The most commonly used definition for sustainable development is the one provided in the United Nation’s Brundtland Report:
“Sustainable development is development that meets the needs of the present without compromising the ability of future generations to meet their own needs. It contains within it two key concepts:
- the concept of needs, in particular the essential needs of the world’s poor, to which overriding priority should be given; and
- the idea of limitations imposed by the state of technology and social organization on the environment’s ability to meet present and future needs.”
Simply put, it is the concept of passing on an undiminished future to the next generations.
Balancing social, environmental, and economic needs:
The concept of sustainable development sits in the centre of balanced social, economic and environmental needs. Some indigenous groups have argued that there should be a fourth pillar included also: culture.
Individuals may be biased in believing that one of these pillars is more important than the others, which can skew one’s interpretation of sustainable development.
While most people would likely agree to the concept of sustainable development, when it comes down to setting out targets and goals, things can start to fall apart.

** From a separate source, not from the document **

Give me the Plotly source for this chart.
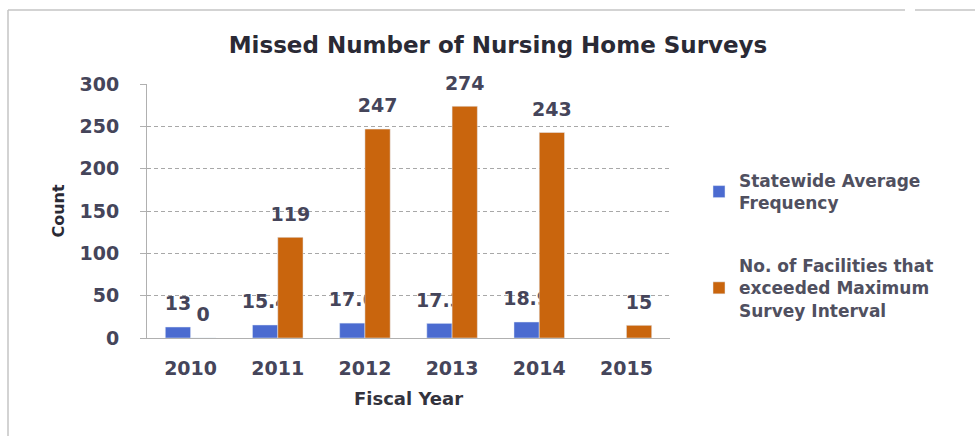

For example, in the development of our coastal resources, environmentalists may argue strongly for the establishment of marine reserves to safeguard the marine environment. Others make their livelihood from the sea and highlight the economic importance of these resources. Meanwhile, indigenous and local communities may argue that limiting access to the ocean would diminish their quality of life.
The goals for development of the coast would be very different within each of these groups, even though they may agree to the definition of sustainable development. This is why marine plans often include a patchwork of areas defined for different uses that try to balance all these needs.
Nobody said sustainable development is easy!
Working towards sustainable development:
Right now, our current demand on the world’s resources is unsustainable. Have a quick watch of this cartoon for an overview:
So, what do we need to change in order to be able to sustain ourselves and future generations on this planet?
Though we can’t expect to know the future and what is fully required to achieve sustainability, we do know things we can do right now to change our current path.
Dr. Paul Raskin of the Tellus Institute has thought a great deal about sustainable development and he and his colleagues wrote a comprehensive report entitled Bending the Curve: Toward Global Sustainability. I recommend having a read if you’re interested.
He believes that a fundamental shift in how we understand our relationship to and with this planet lies at the core of our transition to a sustainable future. If we don’t believe that our actions in one part of the planet affect another part, we are kidding ourselves.
For example, the ocean produces roughly half of the oxygen we breathe in the atmosphere. So, even if someone lives nowhere near the ocean, their carbon emissions are affecting our atmosphere, which in turn is acidifying our oceans, which will ultimately affect one in every two breaths we take. It’s all connected.
We must think of ourselves as part of this system that is our planet and that includes our economic, social, and cultural well-being also.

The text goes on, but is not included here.